Objective
Check each line of the records below and collect those holding "with".

=== Input for this task ===

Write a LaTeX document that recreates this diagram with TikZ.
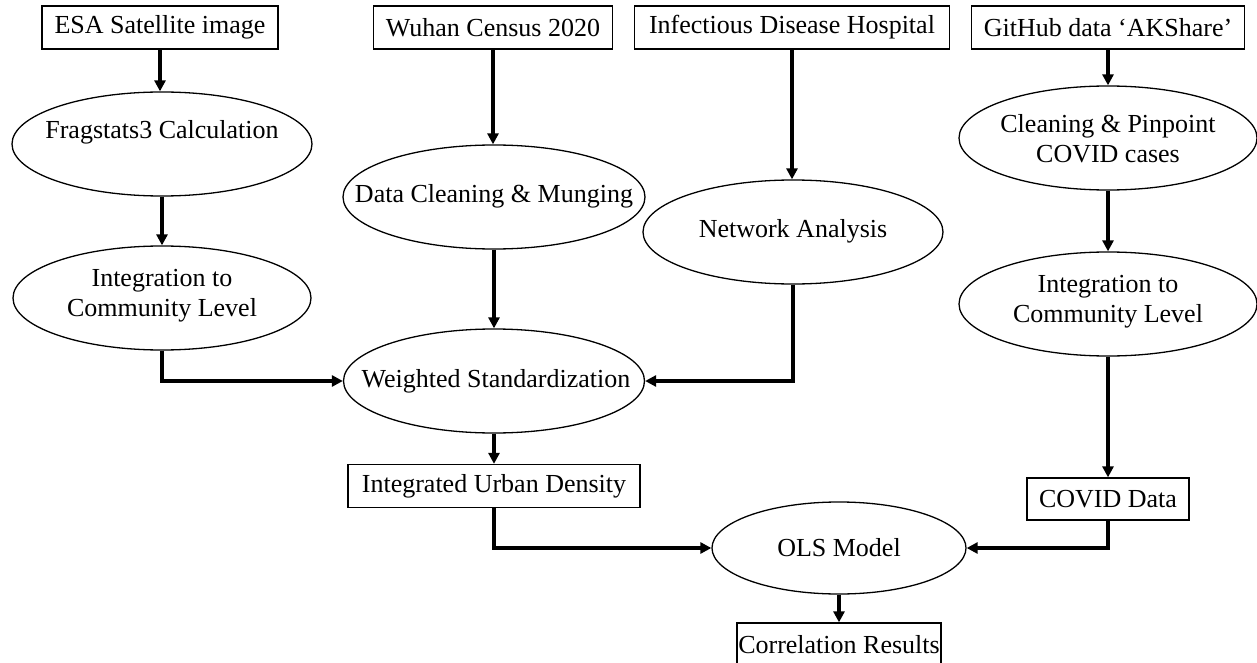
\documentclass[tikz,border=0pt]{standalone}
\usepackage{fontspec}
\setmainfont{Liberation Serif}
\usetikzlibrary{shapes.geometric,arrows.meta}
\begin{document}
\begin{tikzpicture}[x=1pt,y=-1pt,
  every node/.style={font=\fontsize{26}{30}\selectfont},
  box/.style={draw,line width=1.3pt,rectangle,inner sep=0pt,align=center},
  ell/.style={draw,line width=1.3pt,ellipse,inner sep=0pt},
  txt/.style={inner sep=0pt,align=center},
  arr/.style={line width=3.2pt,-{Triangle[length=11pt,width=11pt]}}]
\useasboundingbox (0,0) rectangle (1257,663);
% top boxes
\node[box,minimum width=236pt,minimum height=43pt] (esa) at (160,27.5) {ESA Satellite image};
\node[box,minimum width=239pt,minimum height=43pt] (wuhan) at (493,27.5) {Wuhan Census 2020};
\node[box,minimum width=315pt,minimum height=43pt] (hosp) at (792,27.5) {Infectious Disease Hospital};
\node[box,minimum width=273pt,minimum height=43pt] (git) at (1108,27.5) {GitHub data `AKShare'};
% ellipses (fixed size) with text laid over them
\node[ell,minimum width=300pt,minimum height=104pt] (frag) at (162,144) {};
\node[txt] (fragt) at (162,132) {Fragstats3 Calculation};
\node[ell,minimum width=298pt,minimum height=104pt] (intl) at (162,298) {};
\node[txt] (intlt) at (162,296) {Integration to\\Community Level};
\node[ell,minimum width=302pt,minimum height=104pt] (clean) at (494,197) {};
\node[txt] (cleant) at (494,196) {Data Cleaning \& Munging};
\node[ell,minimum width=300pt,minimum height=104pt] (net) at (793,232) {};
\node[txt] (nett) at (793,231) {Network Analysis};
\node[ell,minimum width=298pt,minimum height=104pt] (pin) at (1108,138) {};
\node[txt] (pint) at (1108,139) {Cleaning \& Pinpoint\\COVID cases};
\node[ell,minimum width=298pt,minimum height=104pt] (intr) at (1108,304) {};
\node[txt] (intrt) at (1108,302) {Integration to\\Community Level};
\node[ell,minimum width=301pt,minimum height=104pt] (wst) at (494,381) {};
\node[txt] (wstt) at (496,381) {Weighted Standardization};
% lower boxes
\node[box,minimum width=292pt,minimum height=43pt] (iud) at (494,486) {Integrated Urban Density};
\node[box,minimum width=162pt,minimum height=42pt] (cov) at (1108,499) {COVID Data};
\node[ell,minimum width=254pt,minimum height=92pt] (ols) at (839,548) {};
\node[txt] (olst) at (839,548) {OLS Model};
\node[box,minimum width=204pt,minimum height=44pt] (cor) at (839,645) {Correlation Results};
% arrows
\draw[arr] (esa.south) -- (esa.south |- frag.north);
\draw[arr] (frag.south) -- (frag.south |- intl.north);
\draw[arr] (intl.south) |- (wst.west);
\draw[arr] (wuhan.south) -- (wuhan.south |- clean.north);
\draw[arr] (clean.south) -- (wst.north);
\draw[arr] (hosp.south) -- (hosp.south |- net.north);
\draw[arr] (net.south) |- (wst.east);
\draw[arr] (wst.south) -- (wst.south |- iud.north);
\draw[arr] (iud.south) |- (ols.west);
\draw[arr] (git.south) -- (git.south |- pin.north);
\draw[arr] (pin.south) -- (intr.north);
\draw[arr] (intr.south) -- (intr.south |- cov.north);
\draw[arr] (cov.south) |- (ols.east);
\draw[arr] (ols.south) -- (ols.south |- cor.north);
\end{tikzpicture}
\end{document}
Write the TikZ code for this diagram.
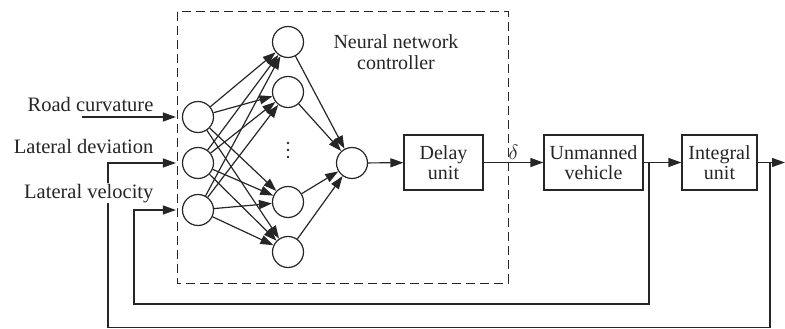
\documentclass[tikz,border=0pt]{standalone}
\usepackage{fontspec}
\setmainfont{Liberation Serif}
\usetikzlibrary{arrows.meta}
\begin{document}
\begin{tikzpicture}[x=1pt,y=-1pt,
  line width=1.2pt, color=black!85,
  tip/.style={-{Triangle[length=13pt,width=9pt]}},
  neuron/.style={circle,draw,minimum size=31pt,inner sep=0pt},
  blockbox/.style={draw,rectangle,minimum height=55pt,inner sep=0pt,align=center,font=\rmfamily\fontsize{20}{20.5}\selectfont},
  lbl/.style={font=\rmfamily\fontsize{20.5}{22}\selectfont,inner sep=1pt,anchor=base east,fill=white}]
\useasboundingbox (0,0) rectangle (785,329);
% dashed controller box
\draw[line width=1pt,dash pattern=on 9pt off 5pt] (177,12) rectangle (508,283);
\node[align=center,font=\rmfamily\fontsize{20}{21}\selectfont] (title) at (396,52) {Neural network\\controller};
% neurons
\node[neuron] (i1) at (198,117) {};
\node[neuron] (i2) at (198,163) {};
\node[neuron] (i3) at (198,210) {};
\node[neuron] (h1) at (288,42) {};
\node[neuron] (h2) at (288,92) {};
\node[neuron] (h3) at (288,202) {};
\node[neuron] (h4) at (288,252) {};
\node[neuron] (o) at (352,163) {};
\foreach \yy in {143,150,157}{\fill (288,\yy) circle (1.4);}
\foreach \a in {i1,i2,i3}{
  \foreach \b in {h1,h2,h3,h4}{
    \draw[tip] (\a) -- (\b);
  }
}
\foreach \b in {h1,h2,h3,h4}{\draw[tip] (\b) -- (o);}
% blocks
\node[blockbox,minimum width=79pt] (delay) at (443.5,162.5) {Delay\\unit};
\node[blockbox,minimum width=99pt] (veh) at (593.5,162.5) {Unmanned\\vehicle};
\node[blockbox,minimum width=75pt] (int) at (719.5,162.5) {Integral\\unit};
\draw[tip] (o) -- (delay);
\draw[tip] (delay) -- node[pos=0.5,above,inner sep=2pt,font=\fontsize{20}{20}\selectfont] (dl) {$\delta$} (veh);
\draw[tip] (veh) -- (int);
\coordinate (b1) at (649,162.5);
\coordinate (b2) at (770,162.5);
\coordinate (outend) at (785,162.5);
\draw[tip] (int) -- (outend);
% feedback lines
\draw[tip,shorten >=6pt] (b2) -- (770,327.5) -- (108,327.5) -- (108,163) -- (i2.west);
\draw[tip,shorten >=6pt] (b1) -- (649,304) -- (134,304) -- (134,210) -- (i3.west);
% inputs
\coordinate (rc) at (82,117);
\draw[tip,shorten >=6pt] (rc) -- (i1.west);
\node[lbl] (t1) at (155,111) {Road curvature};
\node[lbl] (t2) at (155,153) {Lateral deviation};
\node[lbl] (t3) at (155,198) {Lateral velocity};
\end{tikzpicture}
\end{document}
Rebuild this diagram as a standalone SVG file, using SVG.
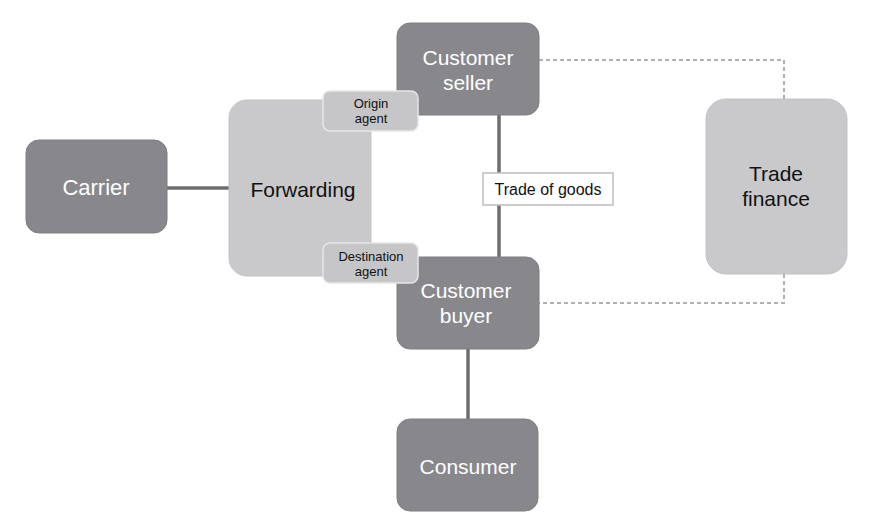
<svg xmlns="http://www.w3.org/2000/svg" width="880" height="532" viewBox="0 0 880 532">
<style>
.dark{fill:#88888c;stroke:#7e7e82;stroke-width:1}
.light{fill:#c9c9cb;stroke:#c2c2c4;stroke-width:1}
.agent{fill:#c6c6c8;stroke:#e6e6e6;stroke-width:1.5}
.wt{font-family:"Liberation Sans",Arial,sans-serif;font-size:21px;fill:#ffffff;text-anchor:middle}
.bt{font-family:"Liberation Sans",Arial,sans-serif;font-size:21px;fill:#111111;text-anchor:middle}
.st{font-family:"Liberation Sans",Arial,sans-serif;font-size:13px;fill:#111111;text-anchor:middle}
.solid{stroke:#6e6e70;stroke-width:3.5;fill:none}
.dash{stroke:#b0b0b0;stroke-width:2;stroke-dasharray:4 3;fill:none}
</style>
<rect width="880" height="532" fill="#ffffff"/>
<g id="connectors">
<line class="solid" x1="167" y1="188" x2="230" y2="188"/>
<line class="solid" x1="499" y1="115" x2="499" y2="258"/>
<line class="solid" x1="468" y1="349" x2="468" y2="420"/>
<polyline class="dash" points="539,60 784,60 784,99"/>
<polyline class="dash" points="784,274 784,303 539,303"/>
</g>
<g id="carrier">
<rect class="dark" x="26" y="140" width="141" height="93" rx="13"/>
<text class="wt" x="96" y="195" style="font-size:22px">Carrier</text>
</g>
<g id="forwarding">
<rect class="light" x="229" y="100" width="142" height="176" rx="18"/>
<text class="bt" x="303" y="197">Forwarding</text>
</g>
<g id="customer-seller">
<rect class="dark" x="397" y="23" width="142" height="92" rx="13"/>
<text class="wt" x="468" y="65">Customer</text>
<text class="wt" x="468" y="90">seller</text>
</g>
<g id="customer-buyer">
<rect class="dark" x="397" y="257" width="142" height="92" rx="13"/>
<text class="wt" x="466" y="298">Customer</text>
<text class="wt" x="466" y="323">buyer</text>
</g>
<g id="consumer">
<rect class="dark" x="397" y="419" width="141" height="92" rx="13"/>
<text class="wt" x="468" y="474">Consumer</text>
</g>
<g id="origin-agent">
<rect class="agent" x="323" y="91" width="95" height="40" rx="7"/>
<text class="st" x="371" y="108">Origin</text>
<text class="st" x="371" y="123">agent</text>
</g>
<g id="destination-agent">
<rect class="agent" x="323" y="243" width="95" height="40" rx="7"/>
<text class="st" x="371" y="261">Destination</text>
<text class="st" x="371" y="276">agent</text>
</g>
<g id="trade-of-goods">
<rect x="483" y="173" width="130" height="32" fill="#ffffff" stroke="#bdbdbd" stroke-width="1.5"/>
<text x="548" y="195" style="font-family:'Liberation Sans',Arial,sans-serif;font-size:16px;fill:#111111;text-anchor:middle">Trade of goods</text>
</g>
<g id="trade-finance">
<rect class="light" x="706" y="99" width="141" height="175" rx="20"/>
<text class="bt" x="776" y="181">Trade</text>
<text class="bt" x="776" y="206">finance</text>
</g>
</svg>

===

Reply to the exercise
Write a LaTeX document that recreates this diagram with TikZ.
% ellipses (fixed size) with text laid over them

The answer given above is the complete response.